Browse thread
Technical question about internal representation of functional values
- Benjamin Canou
[
Home
]
[ Index:
by date
|
by threads
]
[ Message by date: previous | next ] [ Message in thread: previous | next ] [ Thread: previous | next ]
[ Message by date: previous | next ] [ Message in thread: previous | next ] [ Thread: previous | next ]
| Date: | -- (:) |
| From: | Benjamin Canou <benjamin.canou@g...> |
| Subject: | Technical question about internal representation of functional values |
Hi, I have a strange question, for which I have a working but incomplete, low level and implementation dependent answer. Maybe I'm missing a less tricky solution, so I want to ask people who understand the internal behaviour of OCaml better than I do. The context is not really important, but let's say, to simplify, that I want to marshal closures in a controlled way (at source level). Basically, I have a table of registered closures that I want to be able to export. These closures are explicitly declared as marshallable in the source by adding them to the table with a dedicated function. There is no way (as far as I know) to build such a polymorphic table, so I use some "not for the casual user" stuff for prototyping and will rely on externals later.
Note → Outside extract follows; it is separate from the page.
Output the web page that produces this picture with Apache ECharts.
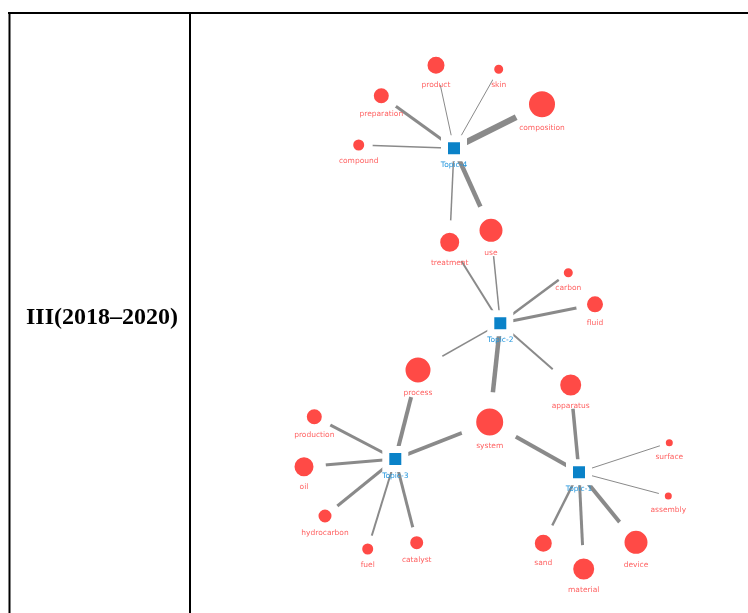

Before calling the standard marshal function, I explore the value, and when I find a closure which is in the table, I replace it with a descriptor block (by using a high block tag unused in my prototype, let's say 240). When I find a closure which is not in the table, I reject the value. This is kind of tricky but works well. Now, I want some support for partial applications of these closures (and marshal the environment along with the descriptor block). Unfortunately, a partial application is not easily detectable. My current implementation only works with ocamlopt, is probably highly platform and version dependent and does not satisfy me at all : I unfold applications of "caml_curryN(_M)?". Another idea I have in mind is to write an assembly function which behaves like the vm's application by extending the closure and detect this function (or maybe this application function exists and is bound to an existing C symbol I can use to set Field(closure, 0) ?). So, is there a cleaner way to recognize partial applications of a specific closure by exploring a value ? Thanks for reading these strange questions and my dirty solutions. Benjamin.